◆ Your instructions
Copy all lines holding the word "this" from the entries.

[Data items]
+ + + + + + +

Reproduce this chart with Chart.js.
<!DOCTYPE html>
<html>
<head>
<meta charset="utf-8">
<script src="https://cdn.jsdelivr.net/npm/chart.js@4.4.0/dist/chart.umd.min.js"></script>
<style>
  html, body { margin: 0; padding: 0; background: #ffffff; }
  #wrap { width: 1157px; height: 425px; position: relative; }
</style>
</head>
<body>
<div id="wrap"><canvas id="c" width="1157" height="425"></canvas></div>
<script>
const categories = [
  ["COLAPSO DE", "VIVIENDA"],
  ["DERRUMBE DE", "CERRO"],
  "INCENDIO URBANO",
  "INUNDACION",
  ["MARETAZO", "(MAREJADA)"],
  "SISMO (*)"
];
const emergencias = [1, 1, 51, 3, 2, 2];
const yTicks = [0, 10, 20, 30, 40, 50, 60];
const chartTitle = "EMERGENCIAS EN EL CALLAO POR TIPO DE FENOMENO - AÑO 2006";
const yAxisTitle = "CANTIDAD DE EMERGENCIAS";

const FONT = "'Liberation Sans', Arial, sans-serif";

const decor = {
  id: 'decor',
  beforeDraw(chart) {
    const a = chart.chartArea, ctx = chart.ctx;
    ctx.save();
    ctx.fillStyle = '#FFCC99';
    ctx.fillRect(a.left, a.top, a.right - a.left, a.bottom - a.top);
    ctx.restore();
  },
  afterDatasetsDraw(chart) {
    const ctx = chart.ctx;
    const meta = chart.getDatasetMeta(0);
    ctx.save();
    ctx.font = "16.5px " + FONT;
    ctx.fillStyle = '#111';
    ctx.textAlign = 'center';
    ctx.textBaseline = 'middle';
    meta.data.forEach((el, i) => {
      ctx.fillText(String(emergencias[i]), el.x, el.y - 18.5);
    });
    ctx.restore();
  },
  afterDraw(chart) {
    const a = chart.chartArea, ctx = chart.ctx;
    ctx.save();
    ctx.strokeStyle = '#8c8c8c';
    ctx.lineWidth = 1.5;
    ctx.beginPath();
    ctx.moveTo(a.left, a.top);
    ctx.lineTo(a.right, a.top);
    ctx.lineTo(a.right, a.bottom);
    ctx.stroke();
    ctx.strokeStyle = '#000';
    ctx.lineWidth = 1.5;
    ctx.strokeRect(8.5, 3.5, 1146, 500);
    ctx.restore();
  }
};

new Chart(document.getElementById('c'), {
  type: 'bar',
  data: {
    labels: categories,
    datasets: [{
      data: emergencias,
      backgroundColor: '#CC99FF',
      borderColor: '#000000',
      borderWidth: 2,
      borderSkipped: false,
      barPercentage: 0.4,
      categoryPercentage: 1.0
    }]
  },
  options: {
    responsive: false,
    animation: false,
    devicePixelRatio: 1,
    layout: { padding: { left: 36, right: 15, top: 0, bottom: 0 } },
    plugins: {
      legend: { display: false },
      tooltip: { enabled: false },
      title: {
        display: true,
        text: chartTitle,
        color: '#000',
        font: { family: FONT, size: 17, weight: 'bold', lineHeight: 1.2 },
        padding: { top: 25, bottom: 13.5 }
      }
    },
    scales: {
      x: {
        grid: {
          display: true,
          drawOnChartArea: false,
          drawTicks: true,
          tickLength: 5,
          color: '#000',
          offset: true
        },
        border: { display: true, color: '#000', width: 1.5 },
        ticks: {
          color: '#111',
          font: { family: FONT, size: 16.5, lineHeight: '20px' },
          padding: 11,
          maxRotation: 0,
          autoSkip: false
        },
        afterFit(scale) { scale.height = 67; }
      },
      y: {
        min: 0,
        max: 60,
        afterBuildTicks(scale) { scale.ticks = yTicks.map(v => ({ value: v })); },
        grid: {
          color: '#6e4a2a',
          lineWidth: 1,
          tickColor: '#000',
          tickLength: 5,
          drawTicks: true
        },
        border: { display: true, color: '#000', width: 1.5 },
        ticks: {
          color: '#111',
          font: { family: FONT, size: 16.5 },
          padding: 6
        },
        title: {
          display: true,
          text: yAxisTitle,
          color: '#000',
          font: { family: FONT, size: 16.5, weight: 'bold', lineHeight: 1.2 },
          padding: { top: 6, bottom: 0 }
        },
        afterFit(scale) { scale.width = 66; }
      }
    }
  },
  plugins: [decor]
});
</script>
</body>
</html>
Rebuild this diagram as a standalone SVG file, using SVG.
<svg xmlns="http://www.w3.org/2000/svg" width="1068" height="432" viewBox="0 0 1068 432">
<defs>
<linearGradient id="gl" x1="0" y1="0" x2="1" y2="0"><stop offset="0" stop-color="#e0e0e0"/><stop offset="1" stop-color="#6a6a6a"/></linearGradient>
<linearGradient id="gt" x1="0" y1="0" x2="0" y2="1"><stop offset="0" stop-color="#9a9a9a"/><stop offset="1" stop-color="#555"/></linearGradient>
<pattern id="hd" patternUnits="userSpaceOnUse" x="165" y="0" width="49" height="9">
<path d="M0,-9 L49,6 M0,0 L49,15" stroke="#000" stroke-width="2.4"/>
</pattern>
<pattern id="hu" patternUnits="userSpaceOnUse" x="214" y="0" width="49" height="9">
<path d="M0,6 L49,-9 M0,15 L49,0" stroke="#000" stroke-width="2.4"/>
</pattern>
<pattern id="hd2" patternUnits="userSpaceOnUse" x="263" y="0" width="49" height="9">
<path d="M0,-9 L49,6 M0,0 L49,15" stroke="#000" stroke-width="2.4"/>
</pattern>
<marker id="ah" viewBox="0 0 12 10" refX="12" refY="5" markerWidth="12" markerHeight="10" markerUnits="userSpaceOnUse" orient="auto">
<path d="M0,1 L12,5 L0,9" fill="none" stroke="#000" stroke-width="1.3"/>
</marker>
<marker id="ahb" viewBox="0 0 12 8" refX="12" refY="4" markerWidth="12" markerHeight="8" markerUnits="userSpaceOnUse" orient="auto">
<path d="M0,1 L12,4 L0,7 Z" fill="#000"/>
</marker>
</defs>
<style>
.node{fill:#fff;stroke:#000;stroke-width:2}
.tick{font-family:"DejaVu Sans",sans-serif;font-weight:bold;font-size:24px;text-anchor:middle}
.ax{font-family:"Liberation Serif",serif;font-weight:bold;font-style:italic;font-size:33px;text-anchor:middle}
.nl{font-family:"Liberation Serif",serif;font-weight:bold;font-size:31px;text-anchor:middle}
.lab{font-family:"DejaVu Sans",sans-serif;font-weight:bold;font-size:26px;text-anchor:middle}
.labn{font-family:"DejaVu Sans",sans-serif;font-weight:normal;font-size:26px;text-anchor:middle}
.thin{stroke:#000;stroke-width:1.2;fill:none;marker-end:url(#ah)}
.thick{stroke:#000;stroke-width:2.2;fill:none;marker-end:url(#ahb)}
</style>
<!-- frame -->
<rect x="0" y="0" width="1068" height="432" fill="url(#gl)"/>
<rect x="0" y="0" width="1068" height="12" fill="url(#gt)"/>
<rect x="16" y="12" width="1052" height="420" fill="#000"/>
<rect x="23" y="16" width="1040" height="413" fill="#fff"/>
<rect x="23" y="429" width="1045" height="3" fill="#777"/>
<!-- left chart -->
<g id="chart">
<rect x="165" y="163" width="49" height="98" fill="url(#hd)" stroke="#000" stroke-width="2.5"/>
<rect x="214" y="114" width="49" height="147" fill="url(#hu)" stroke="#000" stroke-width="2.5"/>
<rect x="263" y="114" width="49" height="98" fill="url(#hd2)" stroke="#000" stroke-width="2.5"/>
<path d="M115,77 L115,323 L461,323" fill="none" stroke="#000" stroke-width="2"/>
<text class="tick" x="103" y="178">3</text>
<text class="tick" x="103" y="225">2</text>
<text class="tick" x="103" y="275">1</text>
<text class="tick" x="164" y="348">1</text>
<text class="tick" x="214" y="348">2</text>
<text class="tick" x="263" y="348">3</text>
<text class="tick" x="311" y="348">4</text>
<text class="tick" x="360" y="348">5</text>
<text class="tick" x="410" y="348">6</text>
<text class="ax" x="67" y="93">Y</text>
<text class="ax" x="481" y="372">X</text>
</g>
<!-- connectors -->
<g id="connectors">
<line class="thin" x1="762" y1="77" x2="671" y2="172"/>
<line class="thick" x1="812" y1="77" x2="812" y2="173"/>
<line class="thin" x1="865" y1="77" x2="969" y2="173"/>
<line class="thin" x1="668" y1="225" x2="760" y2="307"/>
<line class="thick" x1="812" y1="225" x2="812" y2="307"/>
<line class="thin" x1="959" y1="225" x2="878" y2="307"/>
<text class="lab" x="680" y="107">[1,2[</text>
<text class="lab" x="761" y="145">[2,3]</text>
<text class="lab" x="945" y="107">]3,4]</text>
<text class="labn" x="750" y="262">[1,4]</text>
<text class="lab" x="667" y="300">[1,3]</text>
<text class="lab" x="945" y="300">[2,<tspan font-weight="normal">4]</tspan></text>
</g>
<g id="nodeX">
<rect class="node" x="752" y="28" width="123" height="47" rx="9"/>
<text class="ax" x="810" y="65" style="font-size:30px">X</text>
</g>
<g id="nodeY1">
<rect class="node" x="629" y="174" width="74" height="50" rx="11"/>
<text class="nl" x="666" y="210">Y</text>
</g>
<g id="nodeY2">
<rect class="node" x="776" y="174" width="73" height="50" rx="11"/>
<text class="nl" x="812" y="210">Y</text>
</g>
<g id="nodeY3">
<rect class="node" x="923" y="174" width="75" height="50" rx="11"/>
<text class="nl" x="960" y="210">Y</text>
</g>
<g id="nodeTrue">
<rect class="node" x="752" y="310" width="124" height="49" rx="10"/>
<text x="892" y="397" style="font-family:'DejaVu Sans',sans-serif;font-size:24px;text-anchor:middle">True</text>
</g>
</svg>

+ + + + + + +

◆ Expected answer
Reproduce this chart with Chart.js.
Rebuild this diagram as a standalone SVG file, using SVG.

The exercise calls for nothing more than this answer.